Thursday, May 10, 2012

numerical explanation of scaling effects

MS Al-Rawi posted proofs of the effects of scaling in the comments, which I moved here.

for the case when the entire ROI is affected:

Let an instance (i.e., example) belonging to the first class be denoted by the vector x (e.g., x=[x_1,x_2,…,x_d], which has a d dimension), and let the one belonging to the second class be denoted as y. Or, more formally,
x ϵ a…..(1)
y ϵ b…..(2)
According to the given example, y=x+1, or let’s discuss the general case, y = x+ k such that k≠0.

"row-scaling" (normalizing volumewise, across all voxels within each example)

Now, to perform scaling according to:
x_normalized=(x-μ_x)/σ_x, …..(3)
where, μ_x and σ_x denote the mean of x and the standard deviation of x, respectively.
y_normalized =(y-μ_y)/σ_y. …..(4)

Now, by using y=x+k, when finding the mean we will have:
μ _y = μ _x +k, ….(5)

which shows that the mean is also shifted by k, so good so far? Probably not. To find the standard deviation we use,
σ_y=| E[y- μ _y]|. …..(6)

I will neglect the norm |..| to simplify the notation. Now, by substituting; y=x+k, equations (6) and (5) into (4) we get:
y_normalized =( x + k -(μ_x + k) )/E[ x + k –(μ_x + k)], ….(7)
y_normalized =(x-μ_x) )/E[ x –μ_x)], ….(8)
y_normalized =(x-μ_x)/ σ_x …(9)

which proves that, y_normalized= x_normalized.

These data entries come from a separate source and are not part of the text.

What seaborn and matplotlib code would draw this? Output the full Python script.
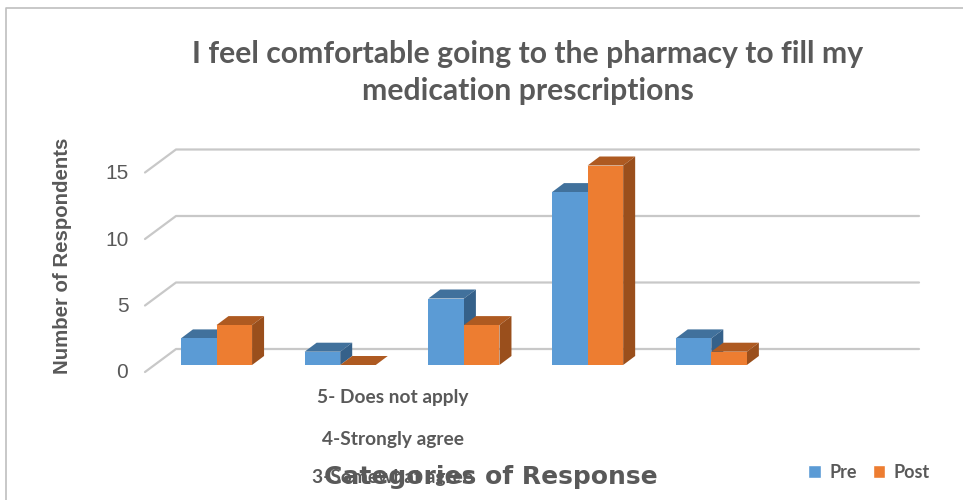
import matplotlib
matplotlib.use("Agg")
import matplotlib.pyplot as plt
from matplotlib.patches import Polygon, Rectangle
from matplotlib.transforms import Affine2D
import seaborn as sns
import pandas as pd

categories = ["1", "2", "3-Somewhat agree", "4-Strongly agree", "5- Does not apply"]
pre_values = [2, 1, 5, 13, 2]
post_values = [3, 0, 3, 15, 1]
y_tick_values = [0, 5, 10, 15]
stacked_labels = ["5- Does not apply", "4-Strongly agree", "3-Somewhat agree"]

W, H = 963, 500
BLUE, ORANGE = "#5B9BD5", "#ED7D31"
BLUE_TOP, BLUE_SIDE = "#41719C", "#35618A"
ORANGE_TOP, ORANGE_SIDE = "#AE5A21", "#9A4F1C"
GRID = "#C8C8C8"
TXT = "#595959"

sns.set_theme(style="white")
fig = plt.figure(figsize=(W / 100, H / 100), dpi=100, facecolor="white")

# axes: y=0 at pixel 365, 13.3 px per unit; category i at 216.5 + 123.7 i
L, R, BASE, TOP = 145, 925, 365, 140
ax = fig.add_axes([L / W, 1 - BASE / H, (R - L) / W, (BASE - TOP) / H])
ax.patch.set_alpha(0)
df = pd.DataFrame({
    "cat": categories * 2,
    "val": pre_values + post_values,
    "series": ["Pre"] * 5 + ["Post"] * 5,
})
sns.barplot(data=df, x="cat", y="val", hue="series", palette=[BLUE, ORANGE],
            hue_order=["Pre", "Post"], width=0.575, gap=0, dodge=True,
            saturation=1, legend=False, ax=ax, zorder=5, linewidth=0)
ax.set_xlim((L - 216.5) / 123.7, (R - 216.5) / 123.7)
ax.set_ylim(0, (BASE - TOP) / 13.3)
for s in ax.spines.values():
    s.set_visible(False)
ax.set_xticks([])
ax.set_xlabel("")
ax.set_ylabel("")


def shift(dx, dy):
    return ax.transData + Affine2D().translate(dx, dy)


# wall gridlines and floor/wall diagonals, offset in pixels from the data level
front = shift(0, -7)
to_disp = ax.transData
for v in y_tick_values:
    x_front_disp, y_front_disp = front.transform((ax.get_xlim()[0], v))
    x_back_disp, y_back_disp = x_front_disp + 31, y_front_disp + 23
    fig.add_artist(plt.Line2D([x_front_disp, x_back_disp, fig.bbox.width * 919 / W],
                              [y_front_disp, y_back_disp, y_back_disp],
                              transform=None, color=GRID, lw=1.6, zorder=0))

# depth faces built from each bar's geometry
DX, DY = 12, 9
containers = ax.containers
for bc, top_c, side_c in zip(containers, (BLUE_TOP, ORANGE_TOP), (BLUE_SIDE, ORANGE_SIDE)):
    for bar in bc:
        (x0, y0), (x1, y1) = to_disp.transform(
            [(bar.get_x(), 0), (bar.get_x() + bar.get_width(), bar.get_height())])
        ax.add_patch(Polygon([(x0, y1), (x1, y1), (x1 + DX, y1 + DY), (x0 + DX, y1 + DY)],
                             transform=None, fc=top_c, ec="none", zorder=4))
        ax.add_patch(Polygon([(x1, y0), (x1 + DX, y0 + DY), (x1 + DX, y1 + DY), (x1, y1)],
                             transform=None, fc=side_c, ec="none", zorder=4))

# y tick labels sit on the front edge
ax.set_yticks(y_tick_values)
ax.set_yticklabels([str(v) for v in y_tick_values], fontsize=15, color=TXT,
                   family="Liberation Sans")
ax.tick_params(axis="y", length=0, pad=12)
for lab in ax.get_yticklabels():
    lab.set_transform(lab.get_transform() + Affine2D().translate(0, -6))

# picture frame: top and left edges only
fig.add_artist(plt.Line2D([6 / W, 6 / W, 1], [0, 1 - 7.5 / H, 1 - 7.5 / H],
                          transform=fig.transFigure, color="#BFBFBF", lw=1.2))

fig.text(528 / W, 1 - 54 / H, "I feel comfortable going to the pharmacy to fill my",
         ha="center", va="center", fontsize=21.7, fontweight="bold", color=TXT, family="Lato")
fig.text(528 / W, 1 - 91 / H, "medication prescriptions",
         ha="center", va="center", fontsize=21.7, fontweight="bold", color=TXT, family="Lato")
fig.text(62 / W, 1 - 256 / H, "Number of Respondents", rotation=90, ha="center", va="center",
         fontsize=14.7, fontweight="bold", color=TXT, family="Liberation Sans")
for lab, yp in zip(stacked_labels, (398, 439, 478)):
    fig.text(393 / W, 1 - yp / H, lab, ha="center", va="center", fontsize=13.8,
             fontweight="bold", color=TXT, family="Lato")
fig.text(491 / W, 1 - 477 / H, "Categories of Response", ha="center", va="center",
         fontsize=18, fontweight="bold", color=TXT, family="DejaVu Sans")

# legend
handles = [Rectangle((0, 0), 1, 1, fc=BLUE), Rectangle((0, 0), 1, 1, fc=ORANGE)]
fig.legend(handles, ["Pre", "Post"], loc="center", bbox_to_anchor=(869 / W, 1 - 472 / H),
           ncol=2, frameon=False, handlelength=0.7, handleheight=0.7, handletextpad=0.45,
           columnspacing=0.9, prop={"family": "Lato", "weight": "bold", "size": 13},
           labelcolor=TXT)

fig.savefig("out.png", dpi=100)
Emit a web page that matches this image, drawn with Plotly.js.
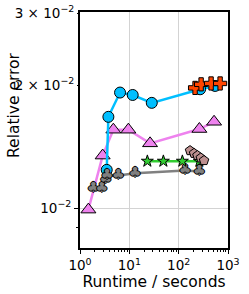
<!DOCTYPE html>
<html><head><meta charset="utf-8">
<script src="https://cdn.plot.ly/plotly-3.0.1.min.js"></script>
<style>html,body{margin:0;padding:0;background:#fff;}#plot{width:249px;height:294px;}</style>
</head><body><div id="plot"></div>
<script>
// Data
var blueX = [3.48, 3.76, 6.48, 11.7, 28.5, 272, 547];
var blueY = [0.01242, 0.01674, 0.01919, 0.01893, 0.01811, 0.01955, 0.01992];
var pinkX = [1.48, 2.88, 4.74, 9.55, 26.3, 263, 522];
var pinkY = [0.00993, 0.01346, 0.01557, 0.01557, 0.01442, 0.01563, 0.01628];
var grayX = [1.86, 2.75, 3.32, 3.53, 5.98, 13.1, 135, 263];
var grayY = [0.01121, 0.01121, 0.01176, 0.0120, 0.01203, 0.01219, 0.01237, 0.0123];
var greenX = [23.2, 49, 119, 263];
var greenY = [0.01304, 0.01304, 0.01304, 0.01304];
var rosyX = [170, 205, 240, 281, 327];
var rosyY = [0.01384, 0.01363, 0.01346, 0.01328, 0.01309];
var redX = [215, 285, 454, 692];
var redY = [0.0197, 0.0201, 0.0202, 0.0202];

var xTickVals = [1, 10, 100, 1000];
var xTickText = ['10<sup>0</sup>', '10<sup>1</sup>', '10<sup>2</sup>', '10<sup>3</sup>'];
var yMajorVals = [0.01];
var yMajorText = ['10<sup>\u22122</sup>'];
var yMinorLabVals = [0.02, 0.03];
var yMinorLabText = ['2 \u00d7 10<sup>\u22122</sup>', '3 \u00d7 10<sup>\u22122</sup>'];

var xMinor = [];
[1, 10, 100].forEach(function (d) { for (var k = 2; k <= 9; k++) xMinor.push(k * d); });

var FONT = 'DejaVu Sans, sans-serif';
var TICKSIZE = 13.5;
var yRange = [Math.log10(0.008), Math.log10(0.0302)];

var traces = [
  { x: pinkX, y: pinkY, mode: 'lines+markers', line: { color: '#EE82EE', width: 2.5 },
    marker: { symbol: 'triangle-up', size: 13, color: '#EE82EE', line: { color: '#000', width: 1 } } },
  { x: blueX, y: blueY, mode: 'lines+markers', line: { color: '#00BFFF', width: 2.5 },
    marker: { symbol: 'circle', size: 11, color: '#00BFFF', line: { color: '#000', width: 1 } } },
  { x: grayX, y: grayY, mode: 'lines+text', text: grayX.map(function () { return '\u2663'; }),
    textposition: 'middle center', line: { color: '#808080', width: 2.5 },
    textfont: { family: FONT, size: 14, color: '#808080',
      shadow: '1px 0 0 #000, -1px 0 0 #000, 0 1px 0 #000, 0 -1px 0 #000' } },
  { x: greenX, y: greenY, mode: 'lines+markers', line: { color: '#32CD32', width: 2.5 },
    marker: { symbol: 'star', size: 9, color: '#32CD32', line: { color: '#000', width: 1 } } },
  { x: rosyX, y: rosyY, mode: 'lines+markers', line: { color: '#BC8F8F', width: 2.5 },
    marker: { symbol: 'pentagon', size: 10, color: '#BC8F8F', line: { color: '#000', width: 1 } } },
  { x: redX, y: redY, mode: 'lines+markers', line: { color: '#FF4500', width: 2.5 },
    marker: { symbol: 'cross', size: 11, color: '#FF4500', line: { color: '#000', width: 1 } } },
  { x: [1], y: [0.02], yaxis: 'y2', mode: 'markers', marker: { opacity: 0 }, hoverinfo: 'skip' }
];

var layout = {
  width: 249, height: 294,
  margin: { l: 80, r: 21, t: 12, b: 46 },
  paper_bgcolor: '#fff', plot_bgcolor: '#fff',
  showlegend: false,
  font: { family: FONT, size: 12, color: '#000' },
  xaxis: {
    type: 'log', range: [0, 3],
    tickmode: 'array', tickvals: xTickVals, ticktext: xTickText,
    ticks: 'outside', ticklen: 4, tickwidth: 1, tickcolor: '#000',
    tickfont: { family: FONT, size: TICKSIZE, color: '#000' },
    showgrid: true, gridcolor: '#d3d3d3', gridwidth: 1,
    minor: { tickmode: 'array', tickvals: xMinor, ticks: 'outside', ticklen: 2, tickcolor: '#000', showgrid: false },
    showline: true, linecolor: '#000', linewidth: 2, mirror: true, zeroline: false,
    title: { text: 'Runtime / seconds', font: { family: FONT, size: 15.5, color: '#000' }, standoff: 3 }
  },
  yaxis: {
    type: 'log', range: yRange,
    tickmode: 'array', tickvals: yMajorVals, ticktext: yMajorText,
    ticks: 'outside', ticklen: 4, tickwidth: 1, tickcolor: '#000',
    tickfont: { family: FONT, size: TICKSIZE, color: '#000' },
    showgrid: true, gridcolor: '#d3d3d3', gridwidth: 1,
    minor: { tickmode: 'array', tickvals: [0.009], ticks: 'outside', ticklen: 2, tickcolor: '#000', showgrid: false },
    showline: true, linecolor: '#000', linewidth: 2, mirror: true, zeroline: false
  },
  yaxis2: {
    type: 'log', range: yRange, overlaying: 'y', side: 'left',
    tickmode: 'array', tickvals: yMinorLabVals, ticktext: yMinorLabText,
    ticks: 'outside', ticklen: 2, tickwidth: 1, tickcolor: '#000',
    tickfont: { family: FONT, size: TICKSIZE, color: '#000' },
    showgrid: false, showline: false, zeroline: false
  },
  annotations: [{
    text: 'Relative error', xref: 'paper', yref: 'paper', x: 0, y: 0.606,
    xanchor: 'center', yanchor: 'middle', xshift: -66, textangle: -90, showarrow: false,
    font: { family: FONT, size: 15.5, color: '#000' }
  }]
};

Plotly.newPlot('plot', traces, layout, { displayModeBar: false, staticPlot: true });
</script>
</body></html>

Which means that for the above case, we will have exactly the same values (after normalization, or, scaling) in both classes, thus, it would be impossible for SVM or any other classifier to separate these examples after the so called row-scaling (normalizing volumewise, across all voxels within each example).

"run-column scaling" (normalizing voxelwise, all examples within each run separately)

In this case, we will have to normalize x’s and y’s in the first run, thus the normalization will contain finding the mean and the standard deviation of this group, such that y=x+k. I don’t want the notations to be quite messy, so I will give an example assuming only one example per run. Let me use the symbol [x_i] to distinguish a vector.
[x_i] =[x_i, y_i] …values from (run# something) ....(10)
[x_i] =[x_i, x_i+k] .....(11)

We can easily show that no matter how much μ_x_i was, the value k≠0 will always make sure that the normalization will give separable values, e.g.,
(x_i- μ_x_i)/ σ_x_i ≠ (x_i+k - μ_x_i)/ σ_x_i ....(12)

which shows that x_i’s in class a will have a shift difference from y_i’s in class b by a value of k/σ_x_i

for the case when only part of the ROI is affected:

The row-wise case again.

In this case let me be more extreme by claiming that only one voxel (let it be the first voxel, having a value p) in examples from class b differs from examples in class a, thus,
x=[x_1, x_2,…, x_d] ....(13)
y=[p, x_2,…, x_d]....(14)

We can easily show that
μ_y= μ_x +(p-x_1)/d...(15)

we know that, y- μ _y gives:
[p, x_2,…x_d] - μ_x +(p-x_1)/d],
= [p, x_2,…x_d]- μ_x +(p-x_1)/d
= x - μ_x + (p-x_1)(1+1/d)
= x- μ_x +Q..................(16)
y_normalized= (x- μ_x +Q)/E[x- μ_x +Q] …..(16)
y_normalized ≠ x_normalized

So, for x to be equal to y after row-wise normalization, the following condition should be valid
Q=0 …..(18)
(p-x_1)(1+1/d)=0, only if p=x_1. ....(19)

Therefore, our classifier will be able to classify these examples even shifting one voxel.

Note: A similar proof can be constructed if we change 10 voxels, or any number of voxels. Similar proofs could also be constructed for the other two cases.